- Pitcher
- Born: December 24, 1913 New Brookland, South Carolina, U.S.
- Died: October 13, 1978 (aged 64) Leesville, South Carolina, U.S.
- Batted: RightThrew: Right

MLB debut
- April 20, 1936, for the Brooklyn Dodgers

Last MLB appearance
- June 20, 1943, for the Boston Braves

MLB statistics
- Win–loss record: 7–11
- Earned run average: 4.51
- Strikeouts: 86
- Stats at Baseball Reference

Teams
- Brooklyn Dodgers (1936–1937, 1939); Boston Braves (1943);

= George Jeffcoat =

American baseball player (1913–1978)

George Edward Jeffcoat (December 24, 1913 – October 13, 1978) was an American professional baseball pitcher who played in the major leagues for the Brooklyn Dodgers and Boston Braves from 1936 to 1943.
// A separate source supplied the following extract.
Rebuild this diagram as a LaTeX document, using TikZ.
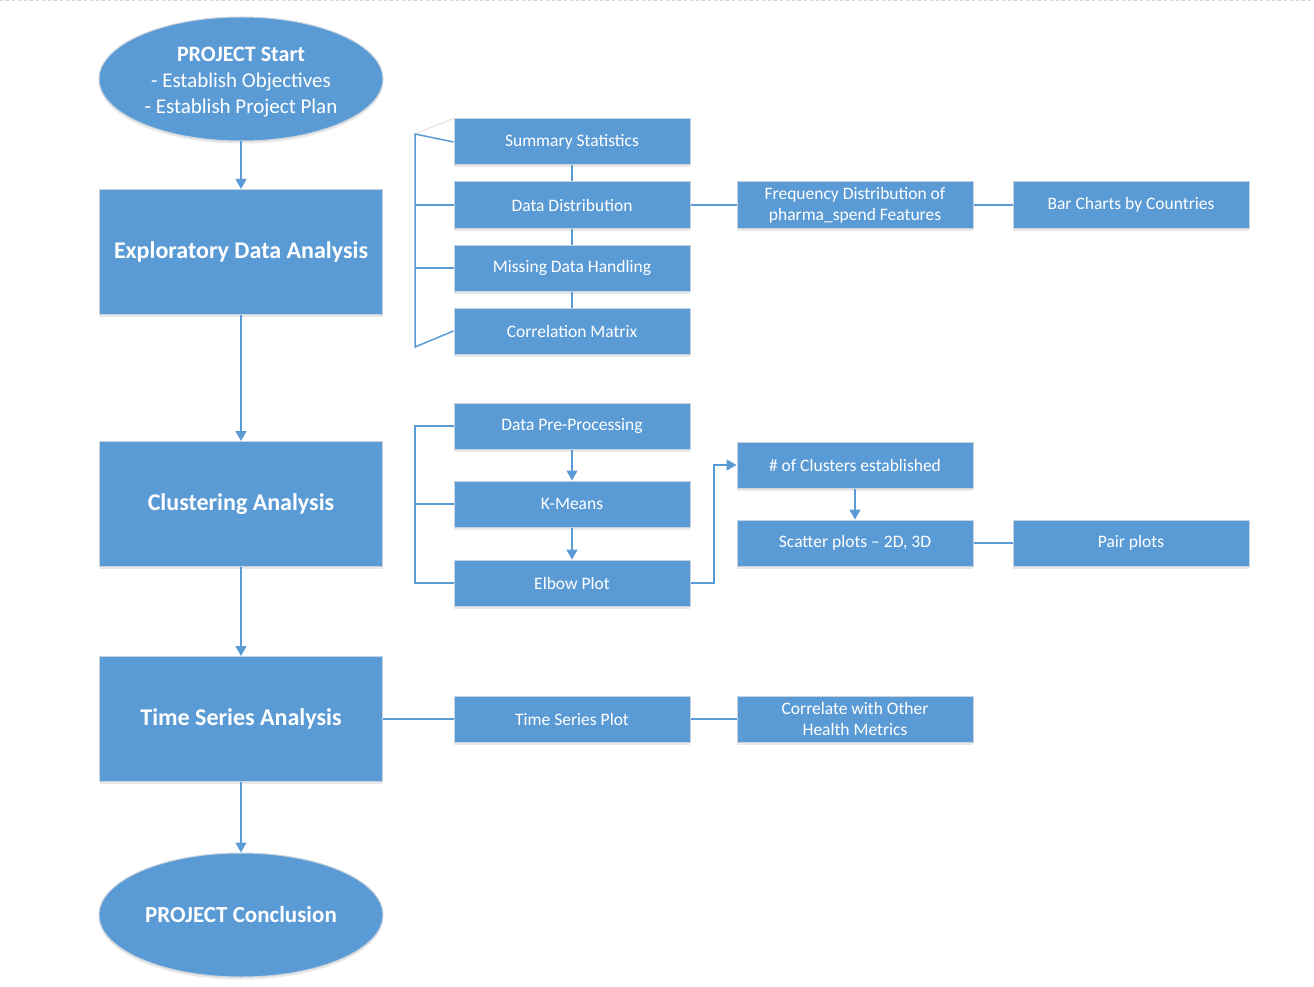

Jeffcoat was the last player in the Dodgers franchise to wear jersey number 42 before Jackie Robinson. He wore the jersey during only the 1939 season.

Jeffcoat's younger brother, Hal Jeffcoat, also played in the major leagues as an outfielder and pitcher, and his nephew Harold George Jeffcoat pitched in the minor leagues.

Born in New Brookland, South Carolina, Jeffcoat died of a self-inflicted gunshot wound in Leesville, South Carolina in 1978.